*Exercise description*
Set each entry down verbatim, omitting images.

----

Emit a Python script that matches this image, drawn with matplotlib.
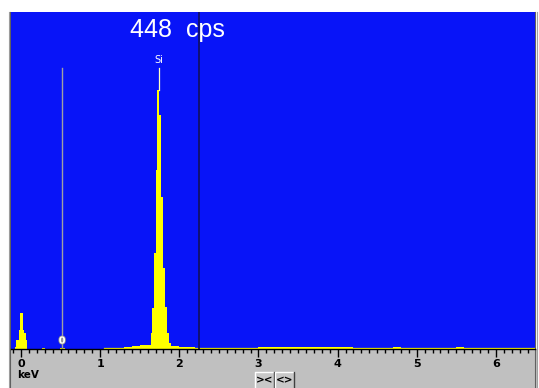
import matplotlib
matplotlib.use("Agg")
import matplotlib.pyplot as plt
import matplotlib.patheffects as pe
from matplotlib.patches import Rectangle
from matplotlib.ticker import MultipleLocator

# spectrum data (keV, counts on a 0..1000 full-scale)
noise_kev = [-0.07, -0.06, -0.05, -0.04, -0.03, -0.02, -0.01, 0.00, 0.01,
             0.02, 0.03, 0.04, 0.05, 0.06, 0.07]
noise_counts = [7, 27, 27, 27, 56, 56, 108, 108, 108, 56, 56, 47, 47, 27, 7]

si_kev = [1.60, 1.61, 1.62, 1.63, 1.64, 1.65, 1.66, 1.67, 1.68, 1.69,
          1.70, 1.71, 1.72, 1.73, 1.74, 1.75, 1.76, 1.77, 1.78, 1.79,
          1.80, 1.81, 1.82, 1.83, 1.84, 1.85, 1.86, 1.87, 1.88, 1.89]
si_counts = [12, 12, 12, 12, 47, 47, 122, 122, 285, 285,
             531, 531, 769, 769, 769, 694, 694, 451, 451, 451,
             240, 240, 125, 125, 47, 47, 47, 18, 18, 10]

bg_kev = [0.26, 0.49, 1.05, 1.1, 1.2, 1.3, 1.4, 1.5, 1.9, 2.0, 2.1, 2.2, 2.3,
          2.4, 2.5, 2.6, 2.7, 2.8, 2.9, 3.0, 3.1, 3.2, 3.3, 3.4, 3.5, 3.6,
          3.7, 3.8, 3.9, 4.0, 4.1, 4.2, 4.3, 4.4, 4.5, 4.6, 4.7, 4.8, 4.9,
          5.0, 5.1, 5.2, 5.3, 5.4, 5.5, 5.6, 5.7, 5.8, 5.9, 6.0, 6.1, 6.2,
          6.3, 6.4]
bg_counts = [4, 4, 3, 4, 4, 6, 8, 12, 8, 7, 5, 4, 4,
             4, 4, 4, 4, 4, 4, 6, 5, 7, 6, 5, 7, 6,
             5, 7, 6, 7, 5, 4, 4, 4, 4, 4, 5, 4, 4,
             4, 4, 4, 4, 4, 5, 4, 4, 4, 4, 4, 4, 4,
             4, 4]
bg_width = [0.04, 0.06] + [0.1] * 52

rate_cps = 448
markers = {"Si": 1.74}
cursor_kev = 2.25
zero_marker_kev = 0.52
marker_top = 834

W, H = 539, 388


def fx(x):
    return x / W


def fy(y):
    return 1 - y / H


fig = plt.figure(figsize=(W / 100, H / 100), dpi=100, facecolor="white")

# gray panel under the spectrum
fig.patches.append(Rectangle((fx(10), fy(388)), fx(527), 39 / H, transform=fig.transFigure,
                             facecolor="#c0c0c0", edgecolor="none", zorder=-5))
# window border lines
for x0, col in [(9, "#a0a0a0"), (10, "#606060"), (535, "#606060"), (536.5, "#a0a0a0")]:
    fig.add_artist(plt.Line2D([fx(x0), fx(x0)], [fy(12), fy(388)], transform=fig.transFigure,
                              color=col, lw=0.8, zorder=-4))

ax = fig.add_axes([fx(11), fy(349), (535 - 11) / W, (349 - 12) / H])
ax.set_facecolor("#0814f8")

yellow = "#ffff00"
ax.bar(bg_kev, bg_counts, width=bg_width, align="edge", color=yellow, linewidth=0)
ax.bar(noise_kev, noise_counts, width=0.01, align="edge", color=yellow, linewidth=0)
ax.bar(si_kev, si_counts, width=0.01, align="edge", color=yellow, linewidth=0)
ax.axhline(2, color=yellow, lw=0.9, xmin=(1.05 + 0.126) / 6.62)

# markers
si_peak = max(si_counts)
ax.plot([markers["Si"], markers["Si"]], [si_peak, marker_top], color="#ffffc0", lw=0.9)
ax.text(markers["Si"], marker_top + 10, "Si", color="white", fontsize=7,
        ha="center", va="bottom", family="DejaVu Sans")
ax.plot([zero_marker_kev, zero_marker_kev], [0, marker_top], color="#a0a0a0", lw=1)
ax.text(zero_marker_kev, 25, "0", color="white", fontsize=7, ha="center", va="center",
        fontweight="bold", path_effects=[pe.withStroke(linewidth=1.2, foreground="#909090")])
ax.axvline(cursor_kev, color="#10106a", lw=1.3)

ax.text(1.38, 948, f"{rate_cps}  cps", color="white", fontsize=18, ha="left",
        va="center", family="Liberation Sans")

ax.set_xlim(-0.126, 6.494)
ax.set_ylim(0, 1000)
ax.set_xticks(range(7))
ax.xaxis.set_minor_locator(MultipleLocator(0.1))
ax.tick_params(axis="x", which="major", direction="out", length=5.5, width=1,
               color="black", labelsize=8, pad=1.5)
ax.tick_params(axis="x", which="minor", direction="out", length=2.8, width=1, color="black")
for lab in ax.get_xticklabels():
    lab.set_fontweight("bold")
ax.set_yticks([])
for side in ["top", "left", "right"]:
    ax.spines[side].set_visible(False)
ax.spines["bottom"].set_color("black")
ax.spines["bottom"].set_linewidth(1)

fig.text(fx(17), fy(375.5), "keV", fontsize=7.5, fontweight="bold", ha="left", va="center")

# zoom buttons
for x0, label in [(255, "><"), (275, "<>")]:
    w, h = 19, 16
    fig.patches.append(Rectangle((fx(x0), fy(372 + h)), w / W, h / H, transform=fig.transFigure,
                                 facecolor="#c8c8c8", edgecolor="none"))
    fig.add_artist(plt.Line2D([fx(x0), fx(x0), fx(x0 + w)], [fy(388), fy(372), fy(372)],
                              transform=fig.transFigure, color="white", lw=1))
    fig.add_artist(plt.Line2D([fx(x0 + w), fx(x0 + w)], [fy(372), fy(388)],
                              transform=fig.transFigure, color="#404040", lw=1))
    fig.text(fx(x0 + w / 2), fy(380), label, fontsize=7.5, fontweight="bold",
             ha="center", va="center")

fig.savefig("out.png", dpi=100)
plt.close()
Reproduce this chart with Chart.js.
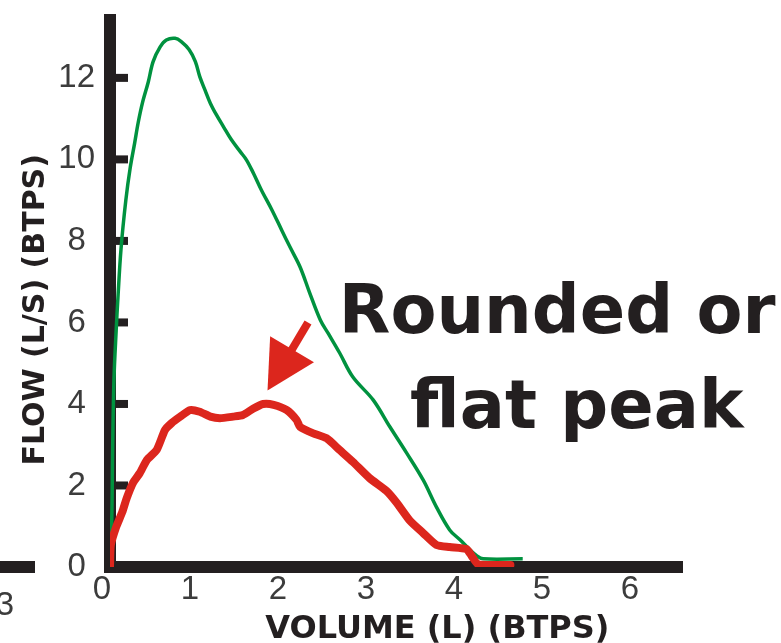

----

*Full answer*
Emit a Python script that matches this image, drawn with matplotlib.
import matplotlib
matplotlib.use("Agg")
import matplotlib.pyplot as plt
import matplotlib.patheffects as pe
from matplotlib.patches import Rectangle
from matplotlib.ticker import MultipleLocator

# spectrum data (keV, counts on a 0..1000 full-scale)
noise_kev = [-0.07, -0.06, -0.05, -0.04, -0.03, -0.02, -0.01, 0.00, 0.01,
             0.02, 0.03, 0.04, 0.05, 0.06, 0.07]
noise_counts = [7, 27, 27, 27, 56, 56, 108, 108, 108, 56, 56, 47, 47, 27, 7]

si_kev = [1.60, 1.61, 1.62, 1.63, 1.64, 1.65, 1.66, 1.67, 1.68, 1.69,
          1.70, 1.71, 1.72, 1.73, 1.74, 1.75, 1.76, 1.77, 1.78, 1.79,
          1.80, 1.81, 1.82, 1.83, 1.84, 1.85, 1.86, 1.87, 1.88, 1.89]
si_counts = [12, 12, 12, 12, 47, 47, 122, 122, 285, 285,
             531, 531, 769, 769, 769, 694, 694, 451, 451, 451,
             240, 240, 125, 125, 47, 47, 47, 18, 18, 10]

bg_kev = [0.26, 0.49, 1.05, 1.1, 1.2, 1.3, 1.4, 1.5, 1.9, 2.0, 2.1, 2.2, 2.3,
          2.4, 2.5, 2.6, 2.7, 2.8, 2.9, 3.0, 3.1, 3.2, 3.3, 3.4, 3.5, 3.6,
          3.7, 3.8, 3.9, 4.0, 4.1, 4.2, 4.3, 4.4, 4.5, 4.6, 4.7, 4.8, 4.9,
          5.0, 5.1, 5.2, 5.3, 5.4, 5.5, 5.6, 5.7, 5.8, 5.9, 6.0, 6.1, 6.2,
          6.3, 6.4]
bg_counts = [4, 4, 3, 4, 4, 6, 8, 12, 8, 7, 5, 4, 4,
             4, 4, 4, 4, 4, 4, 6, 5, 7, 6, 5, 7, 6,
             5, 7, 6, 7, 5, 4, 4, 4, 4, 4, 5, 4, 4,
             4, 4, 4, 4, 4, 5, 4, 4, 4, 4, 4, 4, 4,
             4, 4]
bg_width = [0.04, 0.06] + [0.1] * 52

rate_cps = 448
markers = {"Si": 1.74}
cursor_kev = 2.25
zero_marker_kev = 0.52
marker_top = 834

W, H = 539, 388


def fx(x):
    return x / W


def fy(y):
    return 1 - y / H


fig = plt.figure(figsize=(W / 100, H / 100), dpi=100, facecolor="white")

# gray panel under the spectrum
fig.patches.append(Rectangle((fx(10), fy(388)), fx(527), 39 / H, transform=fig.transFigure,
                             facecolor="#c0c0c0", edgecolor="none", zorder=-5))
# window border lines
for x0, col in [(9, "#a0a0a0"), (10, "#606060"), (535, "#606060"), (536.5, "#a0a0a0")]:
    fig.add_artist(plt.Line2D([fx(x0), fx(x0)], [fy(12), fy(388)], transform=fig.transFigure,
                              color=col, lw=0.8, zorder=-4))

ax = fig.add_axes([fx(11), fy(349), (535 - 11) / W, (349 - 12) / H])
ax.set_facecolor("#0814f8")

yellow = "#ffff00"
ax.bar(bg_kev, bg_counts, width=bg_width, align="edge", color=yellow, linewidth=0)
ax.bar(noise_kev, noise_counts, width=0.01, align="edge", color=yellow, linewidth=0)
ax.bar(si_kev, si_counts, width=0.01, align="edge", color=yellow, linewidth=0)
ax.axhline(2, color=yellow, lw=0.9, xmin=(1.05 + 0.126) / 6.62)

# markers
si_peak = max(si_counts)
ax.plot([markers["Si"], markers["Si"]], [si_peak, marker_top], color="#ffffc0", lw=0.9)
ax.text(markers["Si"], marker_top + 10, "Si", color="white", fontsize=7,
        ha="center", va="bottom", family="DejaVu Sans")
ax.plot([zero_marker_kev, zero_marker_kev], [0, marker_top], color="#a0a0a0", lw=1)
ax.text(zero_marker_kev, 25, "0", color="white", fontsize=7, ha="center", va="center",
        fontweight="bold", path_effects=[pe.withStroke(linewidth=1.2, foreground="#909090")])
ax.axvline(cursor_kev, color="#10106a", lw=1.3)

ax.text(1.38, 948, f"{rate_cps}  cps", color="white", fontsize=18, ha="left",
        va="center", family="Liberation Sans")

ax.set_xlim(-0.126, 6.494)
ax.set_ylim(0, 1000)
ax.set_xticks(range(7))
ax.xaxis.set_minor_locator(MultipleLocator(0.1))
ax.tick_params(axis="x", which="major", direction="out", length=5.5, width=1,
               color="black", labelsize=8, pad=1.5)
ax.tick_params(axis="x", which="minor", direction="out", length=2.8, width=1, color="black")
for lab in ax.get_xticklabels():
    lab.set_fontweight("bold")
ax.set_yticks([])
for side in ["top", "left", "right"]:
    ax.spines[side].set_visible(False)
ax.spines["bottom"].set_color("black")
ax.spines["bottom"].set_linewidth(1)

fig.text(fx(17), fy(375.5), "keV", fontsize=7.5, fontweight="bold", ha="left", va="center")

# zoom buttons
for x0, label in [(255, "><"), (275, "<>")]:
    w, h = 19, 16
    fig.patches.append(Rectangle((fx(x0), fy(372 + h)), w / W, h / H, transform=fig.transFigure,
                                 facecolor="#c8c8c8", edgecolor="none"))
    fig.add_artist(plt.Line2D([fx(x0), fx(x0), fx(x0 + w)], [fy(388), fy(372), fy(372)],
                              transform=fig.transFigure, color="white", lw=1))
    fig.add_artist(plt.Line2D([fx(x0 + w), fx(x0 + w)], [fy(372), fy(388)],
                              transform=fig.transFigure, color="#404040", lw=1))
    fig.text(fx(x0 + w / 2), fy(380), label, fontsize=7.5, fontweight="bold",
             ha="center", va="center")

fig.savefig("out.png", dpi=100)
plt.close()
Reproduce this chart with Chart.js.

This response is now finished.